Nan Zhou, et.al. China’s Energy and Carbon
Emissions Outlook to 2050. LBNL, 2011
This forecast was based on observable trends in China's development. The overarching trend, accelerated by Xi Jinping's reform agenda, is China's transition from a smog-belching industrial economy driven by exports and fixed investment to a consumer driven economy emphasizing services and high value manufacturing. That transition fosters a decrease in both energy intensity and CO2 emissions per unit of GDP. Energy efficiency also improves as China modernizes its consumer economy with up-to-date technology. And paving the way to the adoption of renewable energy is the expertise China has acquired as the world's leading producer of solar equipment.
The figure below confirms that Xi's pledge was simply a forward look at China's developmental path. It shows that China's emissions have already started to taper off because major sources of CO2 pollution such as cement and steel production have also leveled, reflecting the slowdown in fixed investment since 2009.

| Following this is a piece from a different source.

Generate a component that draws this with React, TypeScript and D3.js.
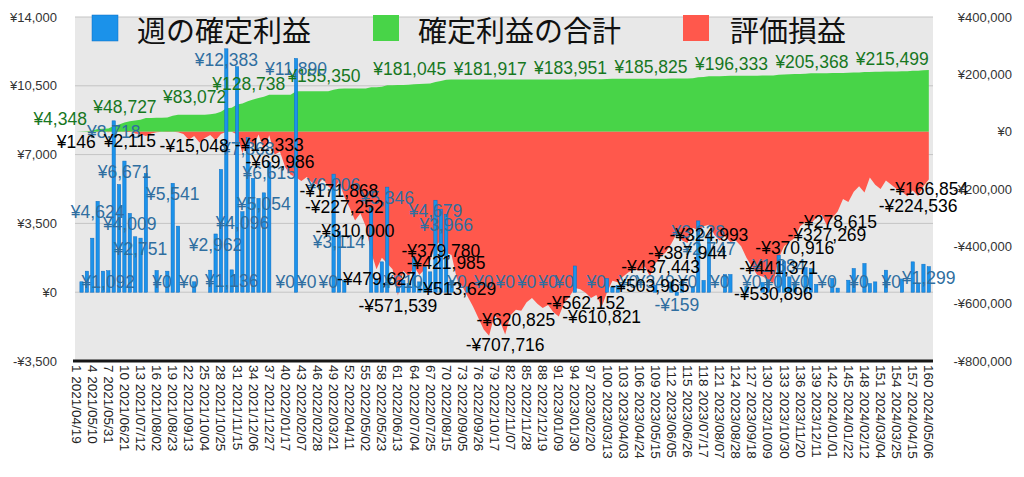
import React from "react";
import * as d3 from "d3";

// 週の確定利益 (weekly realized profit), weeks 1..160
const weeklyProfit = [
  0, 530, 1070, 2748, 4624, 1070, 1092, 8718, 5480, 6671,
  4009, 2820, 2751, 6040, 0, 1104, 0, 1070, 5541, 3360,
  0, 0, 530, 0, 0, 1120, 2962, 6243, 12383, 1136,
  11470, 4096, 7868, 5793, 4770, 5054, 6615, 0, 0, 0,
  0, 11890, 0, 0, 0, 0, 0, 0, 6006, 3114,
  611, 0, 0, 0, 0, 4300, 691, 1544, 5346, 0,
  270, 610, 440, 1765, 525, 1290, 1035, 4679, 4225, 3966,
  600, 0, 0, 272, 0, 0, 0, 0, 0, 0,
  0, 0, 0, 0, 0, 0, 0, 0, 0, 0,
  0, 0, 0, 1334, 0, 0, 0, 0, 0, 700,
  270, 350, 0, 0, 0, 0, 0, 0, 349, 0,
  0, 520, -159, 544, 0, 300, 3628, 600, 2747, 0,
  0, 900, 900, 0, 0, 300, 0, 0, 500, 633,
  0, 1884, 1561, 780, 440, 0, 1250, 1205, 400, 0,
  0, 695, 209, 0, 611, 1205, 0, 1460, 440, 525,
  0, 1120, 0, 0, 673, 0, 1544, 440, 1425, 1299,
];

// 確定利益の合計 (cumulative realized profit)
const cumulativeProfit = [
  0, 530, 1600, 4348, 8972, 10042, 11134, 19852, 25332, 32003,
  36012, 38832, 41583, 47623, 47623, 48727, 48727, 49797, 55338, 58698,
  58698, 58698, 59228, 59228, 59228, 60348, 63310, 69553, 81936, 83072,
  94542, 98638, 106506, 112299, 117069, 122123, 128738, 128738, 128738, 128738,
  128738, 140628, 140628, 140628, 140628, 140628, 140628, 140628, 146634, 149748,
  150359, 150359, 150359, 150359, 150359, 154659, 155350, 156894, 162240, 162240,
  162510, 163120, 163560, 165325, 165850, 167140, 168175, 172854, 177079, 181045,
  181645, 181645, 181645, 181917, 181917, 181917, 181917, 181917, 181917, 181917,
  181917, 181917, 181917, 181917, 181917, 181917, 181917, 181917, 181917, 181917,
  181917, 181917, 181917, 183251, 183251, 183251, 183251, 183251, 183251, 183951,
  184221, 184571, 184571, 184571, 184571, 184571, 184571, 184571, 184920, 184920,
  184920, 185440, 185281, 185825, 185825, 186125, 189753, 190353, 193100, 193100,
  193100, 194000, 194900, 194900, 194900, 195200, 195200, 195200, 195700, 196333,
  196333, 198217, 199778, 200558, 200998, 200998, 202248, 203453, 203853, 203853,
  203853, 204548, 204757, 204757, 205368, 206573, 206573, 208033, 208473, 208998,
  208998, 210118, 210118, 210118, 210791, 210791, 212335, 212775, 214200, 215499,
];

// 評価損益 (unrealized P/L)
const unrealizedPL = [
  146, 0, -500, 800, -1000, 500, -2000, 1000, -1500, 500,
  2115, -6000, -9000, -15000, -6000, -2000, 0, -1000, 0, -2000,
  -8000, -28000, -15048, -38000, -22000, -12000, -30000, -8000, 0, 0,
  -10000, -75000, -18000, -55000, -10000, -62000, -12333, -80000, -69986, -125000,
  -150000, -160000, -172000, -158000, -178000, -185000, -165000, -190000, -205000, -171868,
  -227252, -265000, -310000, -285000, -330000, -420000, -479627, -440000, -460000, -480000,
  -571539, -485000, -505000, -470000, -500000, -480000, -450000, -400000, -379780, -421985,
  -430000, -513629, -540000, -575000, -610000, -650000, -690000, -712000, -640000, -660000,
  -707716, -640000, -620825, -625000, -595000, -580000, -600000, -615000, -605000, -630000,
  -645000, -598000, -575000, -545000, -550000, -562152, -580000, -570000, -610821, -560000,
  -520000, -525000, -505000, -490000, -480000, -485000, -470000, -503965, -460000, -437443,
  -420000, -390000, -355000, -380000, -387944, -335000, -345000, -330000, -324993, -360000,
  -380000, -365000, -385000, -380000, -400000, -440000, -470000, -500000, -505000, -515000,
  -530896, -441371, -400000, -385000, -370916, -330000, -315000, -320000, -300000, -290000,
  -327269, -300000, -278615, -235000, -245000, -210000, -190000, -212000, -160000, -185000,
  -200000, -170000, -185000, -200000, -210000, -225000, -205000, -224536, -190000, -166854,
];

const xTickLabels = [
  "1 2021/04/19", "4 2021/05/10", "7 2021/05/31", "10 2021/06/21", "13 2021/07/12",
  "16 2021/08/02", "19 2021/08/23", "22 2021/09/13", "25 2021/10/04", "28 2021/10/25",
  "31 2021/11/15", "34 2021/12/06", "37 2021/12/27", "40 2022/01/17", "43 2022/02/07",
  "46 2022/02/28", "49 2022/03/21", "52 2022/04/11", "55 2022/05/02", "58 2022/05/23",
  "61 2022/06/13", "64 2022/07/04", "67 2022/07/25", "70 2022/08/15", "73 2022/09/05",
  "76 2022/09/26", "79 2022/10/17", "82 2022/11/07", "85 2022/11/28", "88 2022/12/19",
  "91 2023/01/09", "94 2023/01/30", "97 2023/02/20", "100 2023/03/13", "103 2023/04/03",
  "106 2023/04/24", "109 2023/05/15", "112 2023/06/05", "115 2023/06/26", "118 2023/07/17",
  "121 2023/08/07", "124 2023/08/28", "127 2023/09/18", "130 2023/10/09", "133 2023/10/30",
  "136 2023/11/20", "139 2023/12/11", "142 2024/01/01", "145 2024/01/22", "148 2024/02/12",
  "151 2024/03/04", "154 2024/03/25", "157 2024/04/15", "160 2024/05/06",
];

const leftTicks = [14000, 10500, 7000, 3500, 0, -3500];
const rightTicks = [400000, 200000, 0, -200000, -400000, -600000, -800000];
const legendLabels = ["週の確定利益", "確定利益の合計", "評価損益"];

// weeks whose values carry a data label
const weeklyLabelWeeks = [
  5, 7, 8, 10, 11, 13, 17, 19, 22, 27, 29, 30, 32, 33, 36, 37, 40, 42, 44, 48,
  49, 50, 59, 62, 68, 70, 72, 77, 81, 85, 89, 92, 98, 104, 109, 113, 115, 117, 119,
  121, 127, 131, 132, 136, 141, 147, 153, 160,
];
const cumulativeLabelWeeks = [3, 16, 29, 40, 54, 70, 85, 100, 115, 130, 145, 160];
const cumulativeLabelValues = [
  4348, 48727, 83072, 128738, 155350, 181045, 181917, 183951, 185825, 196333, 205368, 215499,
];
const unrealizedLabelWeeks = [
  1, 11, 23, 37, 39, 50, 51, 53, 57, 61, 69, 70, 72, 81, 83, 96, 99, 108, 110, 115,
  119, 131, 132, 135, 141, 143, 158, 160,
];

const yen = (v: number) => (v < 0 ? "-¥" : "¥") + d3.format(",")(Math.abs(v));

export default function App() {
  const W = 1024;
  const H = 477;
  const L = 75, R = 933, T = 17, B = 361;
  const weeks = weeklyProfit.map((_, i) => i + 1);
  const x = d3
    .scaleBand<number>()
    .domain(weeks)
    .range([73.5, 931.5])
    .paddingInner(0.38)
    .paddingOuter(0.19);
  const cx = (w: number) => (x(w) as number) + x.bandwidth() / 2;
  const yL = d3.scaleLinear().domain([-3500, 14000]).range([B, T]);
  const yR = d3.scaleLinear().domain([-800000, 400000]).range([B, T]);
  const area = d3
    .area<number>()
    .x((_, i) => cx(i + 1))
    .y0(yR(0))
    .y1((d) => yR(d));

  const numFont = "'Liberation Sans', Arial, Helvetica, sans-serif";
  const cjkFont = "'Noto Sans CJK JP', 'Noto Sans', sans-serif";
  const blue = "#1b92ea";
  const green = "#48d448";
  const red = "#ff584c";
  const legendColors = [blue, green, red];
  const legendSquareX = [92, 373, 683];
  const legendTextX = [137, 418, 730];

  return (
    <svg
      width={W}
      height={H}
      style={{ position: "absolute", left: 0, top: 0, display: "block", background: "#fff" }}
    >
      <rect x={L} y={T} width={R - L} height={B - T} fill="#e8e8e8" />
      {leftTicks
        .filter((t) => t > -3500)
        .map((t) => (
          <line key={"g" + t} x1={L} x2={R} y1={yL(t)} y2={yL(t)} stroke="#c4c4c4" strokeWidth={1} />
        ))}
      <path d={area(cumulativeProfit) || ""} fill={green} />
      <path d={area(unrealizedPL) || ""} fill={red} />
      {weeklyProfit.map((v, i) => {
        const y0 = yL(0);
        const y1 = yL(v);
        return (
          <rect
            key={"b" + i}
            x={x(i + 1)}
            y={Math.min(y0, y1)}
            width={x.bandwidth()}
            height={Math.abs(y1 - y0)}
            fill={blue}
            stroke="#0b6cc4"
            strokeWidth={0.5}
          />
        );
      })}
      <line x1={73} x2={R} y1={B} y2={B} stroke="#161616" strokeWidth={3} />

      {/* data labels */}
      <g fontFamily={numFont} fontSize={17.5}>
        {cumulativeLabelWeeks.map((w, k) => (
          <text
            key={"cl" + k}
            x={cx(w)}
            y={yR(cumulativeLabelValues[k]) - 11}
            textAnchor="end"
            dominantBaseline="central"
            fill="#17771f"
          >
            {yen(cumulativeLabelValues[k])}
          </text>
        ))}
        {weeklyLabelWeeks.map((w) => {
          const v = weeklyProfit[w - 1];
          const yy = v < 0 ? yL(v) + 10 : Math.min(yL(v) + 11, yL(0) - 10);
          return (
            <text
              key={"wl" + w}
              x={cx(w)}
              y={yy}
              textAnchor="middle"
              dominantBaseline="central"
              fill="#2f6ea0"
            >
              {yen(v)}
            </text>
          );
        })}
        {unrealizedLabelWeeks.map((w) => {
          const v = unrealizedPL[w - 1];
          return (
            <text
              key={"ul" + w}
              x={cx(w)}
              y={yR(v) + 10}
              textAnchor="middle"
              dominantBaseline="central"
              fill="#000"
            >
              {yen(v)}
            </text>
          );
        })}
      </g>

      {/* axes */}
      <g fontFamily={numFont} fontSize={13} fill="#333">
        {leftTicks.map((t) => (
          <text key={"lt" + t} x={57} y={yL(t)} textAnchor="end" dominantBaseline="central">
            {yen(t)}
          </text>
        ))}
        {rightTicks.map((t) => (
          <text key={"rt" + t} x={1012} y={yR(t)} textAnchor="end" dominantBaseline="central">
            {yen(t)}
          </text>
        ))}
      </g>
      <g fontFamily={numFont} fontSize={13.5} fill="#222">
        {xTickLabels.map((lab) => {
          const w = parseInt(lab, 10);
          return (
            <text
              key={"xt" + lab}
              transform={`translate(${cx(w)},${B + 4}) rotate(90)`}
              textAnchor="start"
              dominantBaseline="central"
            >
              {lab}
            </text>
          );
        })}
      </g>

      {/* legend */}
      {legendLabels.map((lab, k) => (
        <g key={"lg" + k}>
          <rect
            x={legendSquareX[k]}
            y={15}
            width={26}
            height={26}
            fill={legendColors[k]}
            stroke={k === 0 ? "#0b6cc4" : "none"}
            strokeWidth={0.5}
          />
          <text
            x={legendTextX[k]}
            y={29}
            fontFamily={cjkFont}
            fontSize={29}
            dominantBaseline="central"
            fill="#111"
          >
            {lab}
          </text>
        </g>
      ))}
    </svg>
  );
}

2. Obama's objective wasn't met. The historic importance of the China deal - its value to Obama's legacy - depended on whether the Paris Conference achieved its essential goal: universal acceptance of binding emission targets sufficient to cap global warming at 2°C. Thus, Obama's objective in persuading China to publicly embrace emission targets was to induce other low income nations to play-ball in Paris. Had it worked, Obama could claim credit for a great diplomatic achievement.
Unfortunately, the final Paris Accord failed to deliver on both counts: the emission targets promised by nations were not binding and were woefully insufficient to achieve the 2°C ceiling on global warming. To avoid complete embarrassment and allow the political dignitaries to declare victory, the accord called for a five year reunion at which nations could promise to do better, again, without being bound.
Objectively, the climate deal accomplished nothing of significance. Nevertheless, some historians will add it to the positive column of Obama's legacy because they want to give credit for good intentions. That's okay with me. Obama perceived the problem correctly and did is diplomatic best to minimize the damage. He should be given credit for that.